Ushering in what the government describes as 'the biggest upgrade to workers' rights in a generation', the Employment Rights Act will start to have a significant and wide-ranging impact on businesses from April 2026 – and now is the time to take action.
Contributors: Clive Day and Cory Doran
Following on from changes to trade union legislation in December 2025 and February 2026, the first major reforms under the Employment Rights Act 2025 are set to take effect in April.
Just some of the notable changes include:
1 April 2026
- Higher National Minimum Wage rates.
5 April 2026
- Enhanced parental and bereavement entitlement.
5-6 April 2026
- Day-one unpaid parental and paternity leave rights.
6 April 2026
- Expanded eligibility for Statutory Sick Pay.
- Stronger whistleblowing protections with the addition of sexual harassment as a protected disclosure.
- Doubling the protective award for failing to collectively consult on mass redundancies from 90 to 180 days’ pay.
- Streamlined trade union recognition.
- Provision for large employers to implement voluntary equality action plans ahead of them becoming mandatory in 2027.
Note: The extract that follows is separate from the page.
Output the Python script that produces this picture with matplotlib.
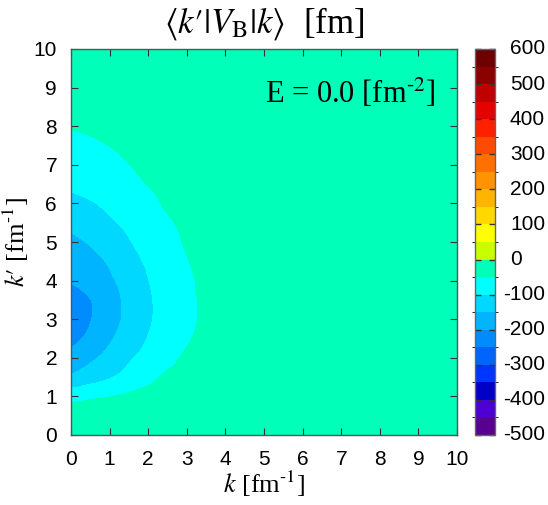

- Increase to the maximum compensation the employment tribunal can award for unfair dismissal claims (with the cap to be removed entirely from 1 January 2027).
7 April 2026
- The establishment of the Fair Work Agency, which is set to reshape employer duties and workers’ rights.
For details of the full timeline, click here.
How could the changes impact your business?
To ensure compliance with the new legislation, businesses should update their payroll to accommodate the new Statutory Sick Pay rates, along with revising their sickness, parental leave, whistleblowing and harassment policies.
HR processes must also be updated to reflect the new day-one rights and notice rules, and large-scale restructures should be navigated carefully to mitigate the higher level of risk posed by the increased protective award.
Unionised workplaces should prepare for easier recognition and greater access rights, while employers with more than 250 staff should begin collecting data to facilitate equality action planning ahead of mandatory reporting in 2027.
What action should you take?
Alongside ensuring compliance with April’s changes, employers should also start laying the groundwork for the next set of reforms taking effect from October into 2027. Key steps include updating policies, contracts and payroll in readiness for new family-friendly rights, training managers on upcoming entitlements, and beginning equality action plan work early to plug compliance gaps and mitigate financial risk.
Key takeaways
- Familiarise yourself with April’s reforms.
- Start planning for upcoming changes in October and 2027.
- Update your key policies and procedures.